Conflict roots deepen as ceasefire collapses

The latest escalation marks a dramatic breakdown of an already fragile relationship. Fighting resumed in late February after Kabul launched cross-border attacks in response to earlier Pakistani airstrikes that Afghan officials said had killed civilians. Those clashes effectively ended a Qatar-brokered ceasefire that had briefly halted months of hostilities.

At the heart of the dispute are long-standing accusations by Pakistan that Afghanistan shelters militant groups, including the Pakistani Taliban and Baloch separatist fighters. Kabul has consistently denied offering safe haven to such groups.

Tensions escalated sharply after Pakistan’s President Asif Ali Zardari accused the Taliban-led administration of crossing a “red line” by deploying drones that injured civilians inside Pakistani territory—triggering a cycle of retaliatory strikes.

Pakistan has since declared it is in “open war” with Afghanistan, a statement that has raised alarm given its status as a nuclear-armed state.

Taliban defiant as global pressure mounts

The Taliban government in Kabul has condemned the hospital strike as a “crime against humanity.” Spokesperson Zabihullah Mujahid accused Pakistan of violating Afghan airspace and deliberately targeting a civilian medical facility.
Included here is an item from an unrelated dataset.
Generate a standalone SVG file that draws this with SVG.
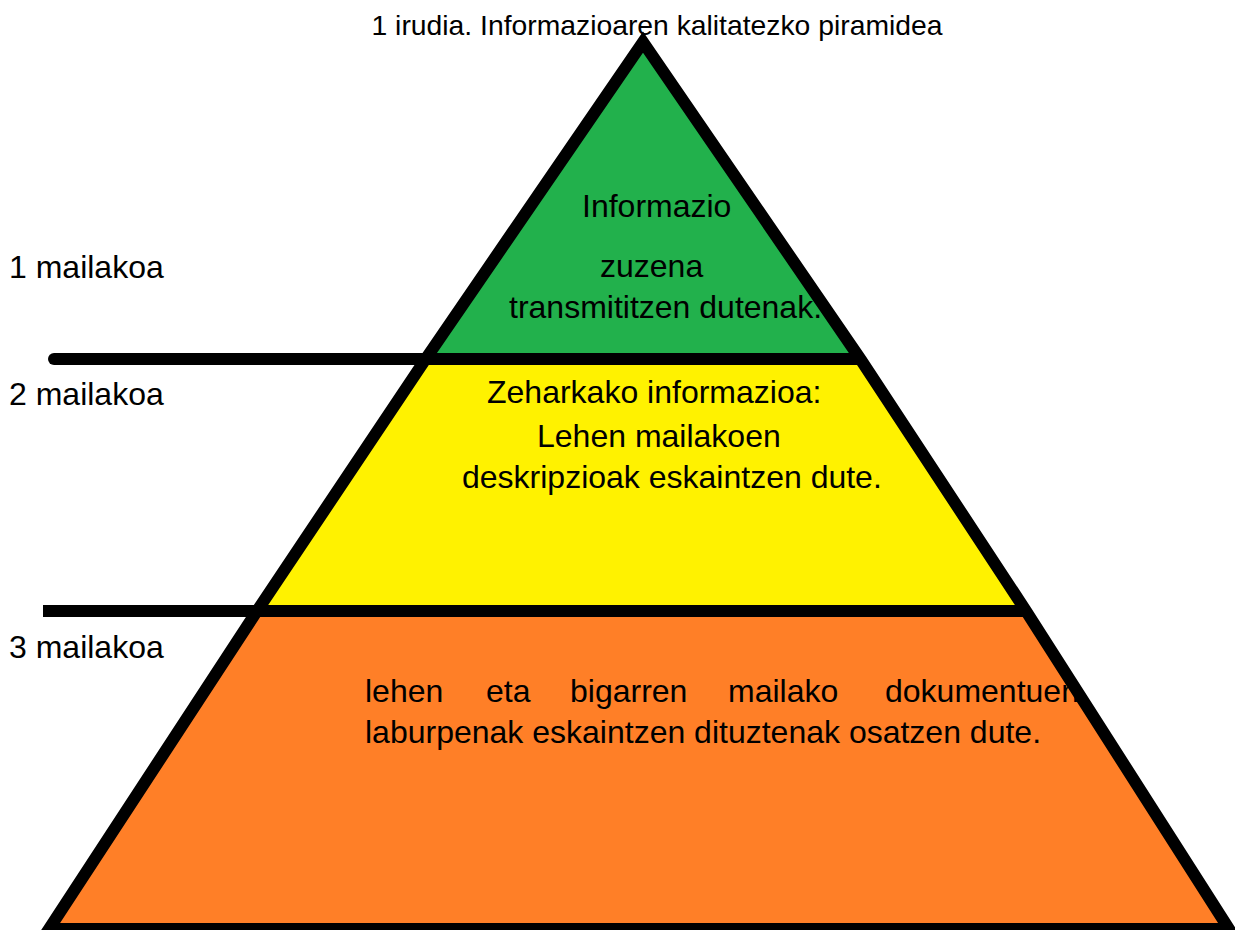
<svg xmlns="http://www.w3.org/2000/svg" width="1235" height="930" viewBox="0 0 1235 930">
  <style>
    text { font-family: "Liberation Sans", Arial, sans-serif; fill: #000; }
    .body { font-size: 32px; }
    .title { font-size: 28.3px; }
    .outline { fill: none; stroke: #000; stroke-width: 12; stroke-linejoin: miter; stroke-miterlimit: 10; }
    .sep { stroke: #000; stroke-width: 12; fill: none; }
  </style>
  <defs>
    <clipPath id="tri">
      <path d="M 49 929 L 257 611 L 427 357 L 643 42 L 861 360 L 1026 611 L 1229 929 Z"/>
    </clipPath>
  </defs>
  <rect x="0" y="0" width="1235" height="930" fill="#fff"/>

  <g id="fills" clip-path="url(#tri)">
    <rect x="0" y="0" width="1235" height="359" fill="#22B14C"/>
    <rect x="0" y="359" width="1235" height="252" fill="#FFF200"/>
    <rect x="0" y="611" width="1235" height="319" fill="#FF7F27"/>
  </g>

  <g id="level1">
    <text class="body" x="582" y="217">Informazio</text>
    <text class="body" x="600" y="277">zuzena</text>
    <text class="body" x="509" y="318">transmititzen dutenak.</text>
  </g>

  <g id="level2">
    <text class="body" x="487" y="403">Zeharkako informazioa:</text>
    <text class="body" x="537" y="447">Lehen mailakoen</text>
    <text class="body" x="462" y="488">deskripzioak eskaintzen dute.</text>
  </g>

  <g id="level3">
    <text class="body" y="702"><tspan x="365">lehen</tspan><tspan x="486">eta</tspan><tspan x="570">bigarren</tspan><tspan x="728">mailako</tspan><tspan x="885">dokumentuen</tspan></text>
    <text class="body" x="365" y="743">laburpenak eskaintzen dituztenak osatzen dute.</text>
  </g>

  <g id="connectors">
    <path class="outline" d="M 49 929 L 257 611 L 427 357 L 643 42 L 861 360 L 1026 611 L 1229 929 Z"/>
    <line class="sep" x1="54" y1="359" x2="857" y2="359" stroke-linecap="round"/>
    <line class="sep" x1="43" y1="611" x2="1026" y2="611"/>
  </g>

  <g id="labels">
    <text class="body" x="9" y="278">1 mailakoa</text>
    <text class="body" x="9" y="405">2 mailakoa</text>
    <text class="body" x="9" y="658">3 mailakoa</text>
  </g>

  <g id="title">
    <text class="title" x="657" y="35" text-anchor="middle">1 irudia. Informazioaren kalitatezko piramidea</text>
  </g>
</svg>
International efforts to de-escalate the crisis have so far yielded little progress. China has attempted mediation, urging both sides to agree to an immediate ceasefire. Meanwhile, the United Nations Security Council passed a resolution condemning terrorism linked to Afghan territory and extended the mandate of the UN Assistance Mission in Afghanistan (UNAMA) for three months.

Despite these moves, hostilities continue unabated.

A conflict with far-reaching consequences

The stakes extend well beyond the two countries. The region’s instability raises concerns about the resurgence of extremist organizations such as al-Qaeda and the Islamic State, which could exploit any security vacuum created by a prolonged conflict.

Pakistan and Afghanistan share a volatile 2,600-kilometre border, with millions of Afghan refugees residing in Pakistan. A sustained escalation risks triggering a broader regional crisis with significant humanitarian and security implications.

For now, rescue teams in Kabul continue to pull bodies from the rubble of what was once a place of recovery—while calls for restraint grow louder, but remain unanswered.